Two of the purported decisions, however, are more controversial. If the document is genuine, they are damaging to the UIC and to Aweys. If the document is a forgery, they are smears and we must ask how they came to be.
The first advocates cooperation with ‘criminals’; making large payments in return for assassinations of TFG, Somaliland and Puntland officials. So the UIC is prepared to deal with criminals, but the targets are to be officials, not civilians, and the UIC is not prepared to carry out such actions itself. Perhaps this, again, is simply an expression of the reality of civil wars – every warlord is in some sense a criminal – but it perhaps indicates a lesser moral caliber than the UIC proclaims for itself; and it would no doubt disappoint or outrage some local followers. But this is the extent of advocacy of terroristic activity. No activities in Kenya or Tanzania are mentioned, such as those of which the US accuses the UIC.
In this regard, two bombings have taken place in Somalia this year. On September 18, double suicide car bombings failed to kill TFG president Abdulahi Yusuf. And on November 30, a car bomb exploded at an entrance to Baidoa, though the intended target is not clear.

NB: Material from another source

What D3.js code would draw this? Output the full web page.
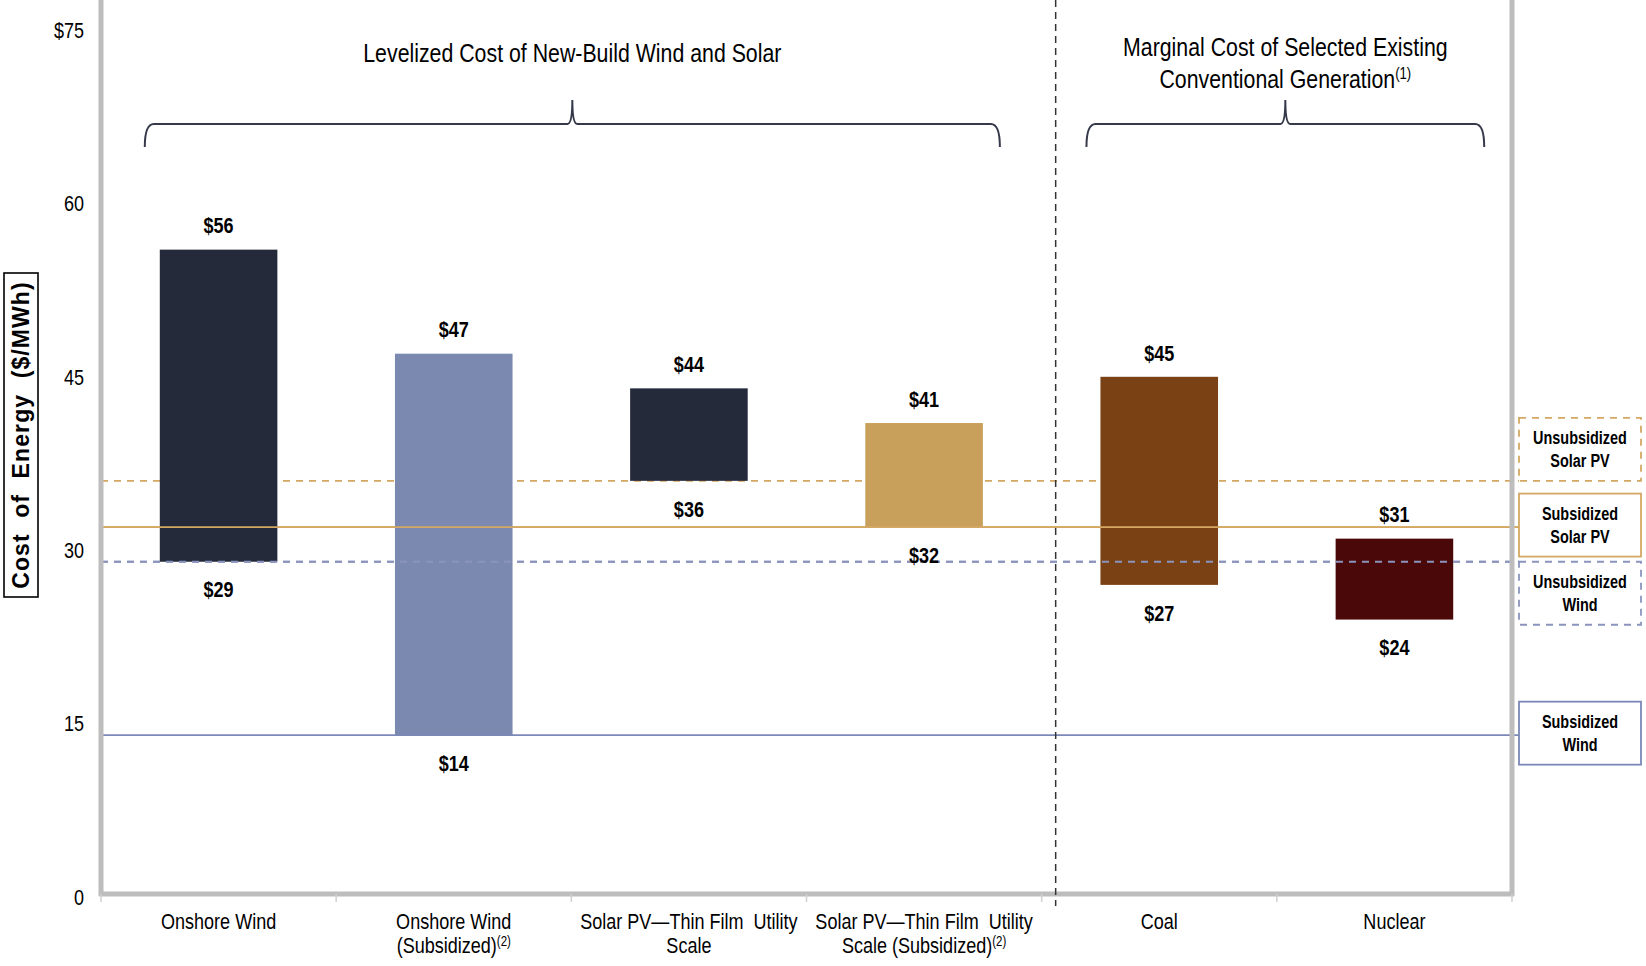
<!DOCTYPE html>
<html>
<head>
<meta charset="utf-8">
<script src="https://cdn.jsdelivr.net/npm/d3@7"></script>
<style>
  html, body { margin: 0; padding: 0; background: #fff; }
  svg { display: block; font-family: "Liberation Sans", Arial, sans-serif; }
</style>
</head>
<body>
<svg id="chart" width="1646" height="966"></svg>
<script>
// Cost ranges ($/MWh) for each technology
const categories = ["Onshore Wind", "Onshore Wind (Subsidized)", "Solar PV—Thin Film Utility Scale",
                    "Solar PV—Thin Film Utility Scale (Subsidized)", "Coal", "Nuclear"];
const lowValues  = [29, 14, 36, 32, 27, 24];
const highValues = [56, 47, 44, 41, 45, 31];
const barColors  = ["#252a3b", "#7b88b0", "#252a3b", "#c9a05b", "#7a4114", "#4b0808"];

// Category label lines and footnote markers
const categoryLines = [["Onshore Wind"], ["Onshore Wind", "(Subsidized)"], ["Solar PV—Thin Film  Utility", "Scale"],
                       ["Solar PV—Thin Film  Utility", "Scale (Subsidized)"], ["Coal"], ["Nuclear"]];
const categoryNotes = ["", "(2)", "", "(2)", "", ""];

// Y axis ticks
const yTickValues = [0, 15, 30, 45, 60, 75];
const yTickLabels = ["0", "15", "30", "45", "60", "$75"];

// Reference levels
const refNames  = ["Unsubsidized Solar PV", "Subsidized Solar PV", "Unsubsidized Wind", "Subsidized Wind"];
const refLines  = [["Unsubsidized", "Solar PV"], ["Subsidized", "Solar PV"], ["Unsubsidized", "Wind"], ["Subsidized", "Wind"]];
const refValues = [36, 32, 29, 14];

// Group headings
const groupTitles = [["Levelized Cost of New-Build Wind and Solar"], ["Marginal Cost of Selected Existing", "Conventional Generation"]];
const groupNotes  = ["", "(1)"];

const svg = d3.select("#chart");
const left = 101, right = 1512, axisY = 894;
const SX = 0.82; // horizontal squeeze giving a condensed face

const y = d3.scaleLinear().domain([0, 75]).range([897, 30]);
const x = d3.scaleBand().domain(categories).range([left, right]).paddingInner(0.5).paddingOuter(0.25);
const step = x.step();
const boundary = i => left + i * step;

// condensed text helper: text placed at (tx, ty) and squeezed horizontally
function narrow(parent, tx, ty, opts = {}) {
  const g = parent.append("g")
    .attr("transform", `translate(${tx},${ty}) scale(${opts.sx || SX},1)`);
  return g.append("text")
    .attr("text-anchor", opts.anchor || "middle")
    .attr("font-size", opts.size || 20)
    .attr("font-weight", opts.weight || "normal")
    .attr("fill", "#000")
    .attr("xml:space", "preserve");
}

// reference line styles
const refStyle = [
  { color: "#d4a862", dash: "7,6", anchor: "above" },
  { color: "#d4a862", dash: null,  anchor: "center" },
  { color: "#8a94bd", dash: "7,6", anchor: "below" },
  { color: "#7b88b8", dash: null,  anchor: "center" }
];
const boxX = 1519, boxW = 122, boxH = 63;

// reference lines across the plot
svg.append("g").selectAll("line").data(refValues).join("line")
  .attr("x1", left).attr("x2", boxX)
  .attr("y1", d => y(d)).attr("y2", d => y(d))
  .attr("stroke", (d, i) => refStyle[i].color)
  .attr("stroke-width", 1.8)
  .attr("stroke-dasharray", (d, i) => refStyle[i].dash);

// bars
svg.append("g").selectAll("rect").data(categories).join("rect")
  .attr("x", d => x(d))
  .attr("width", x.bandwidth())
  .attr("y", (d, i) => y(highValues[i]))
  .attr("height", (d, i) => y(lowValues[i]) - y(highValues[i]))
  .attr("fill", (d, i) => barColors[i]);

// the subsidized solar and unsubsidized wind lines run over the bars
svg.append("g").selectAll("line").data(refValues).join("line")
  .attr("x1", left).attr("x2", boxX)
  .attr("y1", d => y(d)).attr("y2", d => y(d))
  .attr("stroke", (d, i) => refStyle[i].color)
  .attr("stroke-width", 1.8)
  .attr("stroke-opacity", (d, i) => i === 1 || i === 2 ? 1 : 0)
  .attr("stroke-dasharray", (d, i) => refStyle[i].dash);

// value labels
const valG = svg.append("g");
categories.forEach((c, i) => {
  const cx = x(c) + x.bandwidth() / 2;
  narrow(valG, cx, y(highValues[i]) - 24, { size: 22, weight: "bold" })
    .attr("dy", "0.35em").text("$" + highValues[i]);
  narrow(valG, cx, y(lowValues[i]) + 28, { size: 22, weight: "bold" })
    .attr("dy", "0.35em").text("$" + lowValues[i]);
});

// axes frame
const gray = "#bdbdbd";
svg.append("line").attr("x1", left).attr("x2", left).attr("y1", 0).attr("y2", axisY + 2)
  .attr("stroke", gray).attr("stroke-width", 5);
svg.append("line").attr("x1", right).attr("x2", right).attr("y1", 0).attr("y2", axisY + 2)
  .attr("stroke", gray).attr("stroke-width", 5);
svg.append("line").attr("x1", left - 2).attr("x2", right + 2).attr("y1", axisY).attr("y2", axisY)
  .attr("stroke", gray).attr("stroke-width", 5);
svg.append("g").selectAll("line").data(d3.range(categories.length + 1)).join("line")
  .attr("x1", i => boundary(i)).attr("x2", i => boundary(i))
  .attr("y1", axisY).attr("y2", axisY + 8)
  .attr("stroke", "#d0d0d0").attr("stroke-width", 1.5);

// y axis
const TSX = 0.8;
const yAxis = d3.axisLeft(y).tickValues(yTickValues).tickSize(0).tickPadding(17)
  .tickFormat((d, i) => yTickLabels[i]);
const yg = svg.append("g").attr("transform", `translate(${left},0)`).call(yAxis)
  .attr("font-family", "Liberation Sans, Arial, sans-serif").attr("font-size", 22.5);
yg.select(".domain").remove();
yg.selectAll("text")
  .attr("fill", "#000")
  .attr("x", -17 / TSX)
  .attr("transform", `scale(${TSX},1)`);

// y axis title in a box
const titleG = svg.append("g").attr("transform", "translate(21,435) rotate(-90)");
titleG.append("rect").attr("x", -162).attr("y", -17).attr("width", 324).attr("height", 34)
  .attr("fill", "#fff").attr("stroke", "#000").attr("stroke-width", 1.6);
titleG.append("text").attr("text-anchor", "middle").attr("dy", "0.36em")
  .attr("font-weight", "bold")
  .attr("font-size", 23).attr("letter-spacing", 1.1).attr("word-spacing", 8)
  .text("Cost of Energy ($/MWh)");

// category labels
const catG = svg.append("g");
categories.forEach((c, i) => {
  const cx = x(c) + x.bandwidth() / 2;
  categoryLines[i].forEach((line, j) => {
    const t = narrow(catG, cx, 929 + j * 24, { size: 22 });
    t.append("tspan").text(line);
    if (j === categoryLines[i].length - 1 && categoryNotes[i]) {
      t.append("tspan").attr("font-size", 14).attr("dy", -7).text(categoryNotes[i]);
    }
  });
});

// divider between new-build and existing generation
svg.append("line").attr("x1", boundary(4) + 14).attr("x2", boundary(4) + 14)
  .attr("y1", 0).attr("y2", axisY + 12)
  .attr("stroke", "#333").attr("stroke-width", 1.5).attr("stroke-dasharray", "7,5");

// group braces
function bracePath(x0, x1, yb, yTip, yEnd) {
  const m = (x0 + x1) / 2;
  return `M${x0},${yEnd} Q${x0},${yb} ${x0 + 9},${yb} L${m - 5},${yb} Q${m},${yb} ${m},${yTip}` +
         ` Q${m},${yb} ${m + 5},${yb} L${x1 - 9},${yb} Q${x1},${yb} ${x1},${yEnd}`;
}
const braceSpans = [
  [x(categories[0]) - 15, x(categories[3]) + x.bandwidth() + 17],
  [x(categories[4]) - 14, x(categories[5]) + x.bandwidth() + 31]
];
svg.append("g").selectAll("path").data(braceSpans).join("path")
  .attr("d", d => bracePath(d[0], d[1], 124, 100, 147))
  .attr("fill", "none").attr("stroke", "#353a4b").attr("stroke-width", 2);

// group headings
const headG = svg.append("g");
groupTitles.forEach((lines, g) => {
  const cx = (braceSpans[g][0] + braceSpans[g][1]) / 2;
  const y0 = lines.length === 1 ? 62 : 56;
  lines.forEach((line, j) => {
    const t = narrow(headG, cx, y0 + j * 32, { size: 26 });
    t.append("tspan").text(line);
    if (j === lines.length - 1 && groupNotes[g]) {
      t.append("tspan").attr("font-size", 16).attr("dy", -9).text(groupNotes[g]);
    }
  });
});

// reference labels in boxes
const boxG = svg.append("g");
refValues.forEach((v, i) => {
  const s = refStyle[i];
  const top = s.anchor === "above" ? y(v) - boxH : s.anchor === "below" ? y(v) : y(v) - boxH / 2 - 2;
  boxG.append("rect").attr("x", boxX).attr("y", top).attr("width", boxW).attr("height", boxH)
    .attr("fill", "#fff").attr("stroke", s.color).attr("stroke-width", 1.8)
    .attr("stroke-dasharray", s.dash);
  refLines[i].forEach((line, j) => {
    narrow(boxG, boxX + boxW / 2, top + boxH / 2 + (j === 0 ? -11.5 : 11.5), { size: 19, weight: "bold", sx: 0.76 })
      .attr("dy", "0.35em").text(line);
  });
});
</script>
</body>
</html>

The bombings were condemned by the UIC. It is possible they were sponsored by the UIC, and would be consistent with the strategies enunciated in our document; but that is a far cry from the sort of terrorism of which the US accuses it.
Leakers to be shot
The other controversial decision is the final one: ‘Whosoever leaks this information and is found guilty should be shot’. In times of war most countries have the death penalty for espionage, and this language is not atypical of Aweys, but if a forgery, this sounds like a somewhat ham-fisted way of calling attention to the document.